Like a 21st century version of a Jane Austen novel, the six members of the Jane Austen Book Club live through romantic hopes and disappointments, the consolations and misunderstandings of friendship, and the infinite complications of life as social beings in a complex community. The book club members need look no further than their monthly reading and discussions to find parallels with their own lives. Sylvia, in the midst of a divorce, has the misfortune of hosting and leading the Mansfield Park discussion; the novel is replete with dissolving alliances, romantic disappointment, marital pitfalls, and adultery.

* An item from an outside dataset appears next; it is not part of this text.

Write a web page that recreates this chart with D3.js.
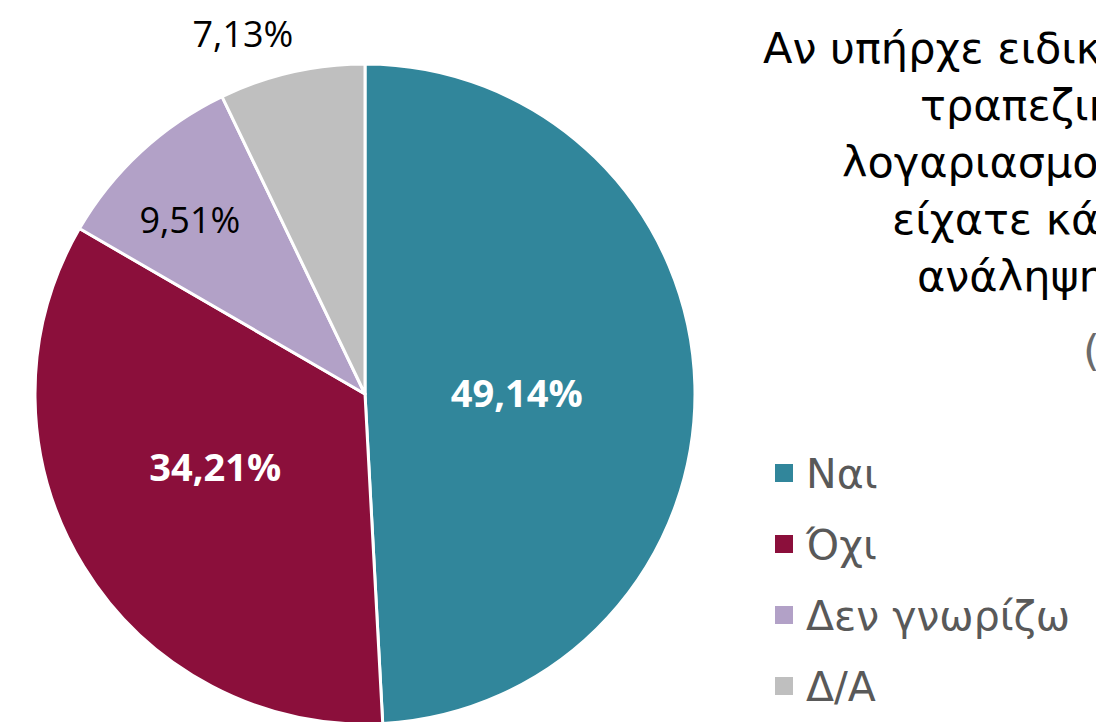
<!DOCTYPE html>
<html>
<head>
<meta charset="utf-8">
<script src="https://cdn.jsdelivr.net/npm/d3@7"></script>
<style>
    html, body { margin: 0; padding: 0; background: #fff; overflow: hidden; }
</style>
</head>
<body>
<div id="chart"></div>
<script>
// data
const categories = ['Ναι', 'Όχι', 'Δεν γνωρίζω', 'Δ/Α'];
const values = [49.14, 34.21, 9.51, 7.13];
const colors = ['#31869b', '#8b0f3b', '#b2a1c7', '#bfbfbf'];
const titleLines = ['Αν υπήρχε ειδικός τύπος', 'τραπεζικού', 'λογαριασμού, θα', 'είχατε κάρτα', 'ανάληψης;', '(%)'];

const width = 1096;
const height = 722;
const cx = 365, cy = 394, radius = 330;

const svg = d3.select("#chart")
    .append("svg")
    .attr("width", width)
    .attr("height", height);

const pie = d3.pie().sort(null).value(d => d);
const arcs = pie(values);

const arc = d3.arc().innerRadius(0).outerRadius(radius);

const g = svg.append("g")
    .attr("transform", `translate(${cx},${cy})`);

g.selectAll("path")
    .data(arcs)
    .enter()
    .append("path")
    .attr("d", arc)
    .attr("fill", (d, i) => colors[i])
    .attr("stroke", "white")
    .attr("stroke-width", 3)
    .attr("stroke-linejoin", "round");

// label placement (fraction of radius + small nudge), inside labels bold white
const labelK = [0.46, 0.5, 0.75, 1.12];
const labelNudge = [[0, 3], [-9, -13], [-7, 8], [-40, 0]];
const inside = [true, true, false, false];

g.selectAll(".pct")
    .data(arcs)
    .enter()
    .append("text")
    .attr("class", "pct")
    .attr("transform", (d, i) => {
        const c = d3.arc().innerRadius(radius * labelK[i]).outerRadius(radius * labelK[i]).centroid(d);
        return `translate(${c[0] + labelNudge[i][0]},${c[1] + labelNudge[i][1]})`;
    })
    .attr("text-anchor", "middle")
    .attr("dy", "0.36em")
    .attr("fill", (d, i) => inside[i] ? "white" : "black")
    .style("font-family", "'Open Sans', sans-serif")
    .style("font-weight", (d, i) => inside[i] ? "bold" : "normal")
    .style("font-size", (d, i) => inside[i] ? "38px" : "36px")
    .text(d => d3.format(".2f")(d.data).replace(".", ",") + "%");

// title (cut at the right edge, like the original)
const titleX = [763, 920, 842, 892, 917, 1083];
const titleY = [63, 120, 177, 234, 291, 366];

svg.selectAll(".title")
    .data(titleLines)
    .enter()
    .append("text")
    .attr("class", "title")
    .attr("x", (d, i) => titleX[i])
    .attr("y", (d, i) => titleY[i])
    .attr("fill", (d, i) => i === titleLines.length - 1 ? "#6b6b6b" : "black")
    .style("font-family", "'DejaVu Sans', sans-serif")
    .style("font-size", "43px")
    .text(d => d);

// legend
const legend = svg.selectAll(".legend")
    .data(categories)
    .enter()
    .append("g")
    .attr("class", "legend")
    .attr("transform", (d, i) => `translate(775,${473 + i * 71})`);

legend.append("rect")
    .attr("x", 0)
    .attr("y", -9)
    .attr("width", 18)
    .attr("height", 18)
    .attr("fill", (d, i) => colors[i]);

legend.append("text")
    .attr("x", 31)
    .attr("y", 15)
    .attr("fill", "#595959")
    .style("font-family", "'DejaVu Sans', sans-serif")
    .style("font-size", "41px")
    .text(d => d);
</script>
</body>
</html>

As Jocelyn says when Sylvia breaks down in tears during the book club discussion, “reading Jane Austen is a freaking minefield.” Jocelyn herself has an Austen counterpart: the title character of Emma is lovely, rich, vivacious, and a tirelessly meddling matchmaker who thinks she knows what everybody else needs but is foolishly blind when it comes to herself. Willfully ignoring Grigg’s interest in her, Jocelyn pushes him at Sylvia, who is too busy mourning her marital breakup to notice.

Northanger Abbey, in which the heroine is much captivated by spooky tales of Gothic melodrama, is Grigg’s novel to host for the book club. For fun, he bedecks his suburban-bland house with Halloween-style decorations, but real Gothic melodrama intrudes when the death of a character is revealed. Ironically, the book club’s Pride and Prejudice discussion is the most fraught with heartache and anxiety. Although Pride and Prejudice is Austen’s most romantic novel, it’s laced with animosity and misunderstanding among lovers, and portrays the terrible strain of formal-dress soirees with deadly, witty accuracy. The black-tie dinner dance that the book club attends is every bit as emotionally charged as the husband-hunting dances in the novel, and Grigg and Jocelyn bicker as poisonously as Mr. Darcy and Elizabeth Bennett. Daughters suffer through their relationships with mothers and fathers as painfully in the present-day book club as they do in the book.

Sense and Sensibility, in which mismatched engagements hamper the romantic hopes of two impoverished sisters, gives the book club members a backdrop to thrash out their discordant perspectives and attitudes. But it’s Persuasion, the last of the book club discussions that resolves the various stories: it’s about a couple who, years before, parted bitterly, but find their way back to reconciliation and love after much hesitation and misunderstanding. In its theme of second chances, it’s a keystone for Prudie and Dean, and for Sylvia and Daniel. And in its theme of gambling on love, it inspires Jocelyn, Grigg, Allegra, and Bernadette, each on their own way.

The book club’s final romantic pairings have a satisfying resolution and rightness—just as marriage and happy endings always have the last word in Austen’s novels.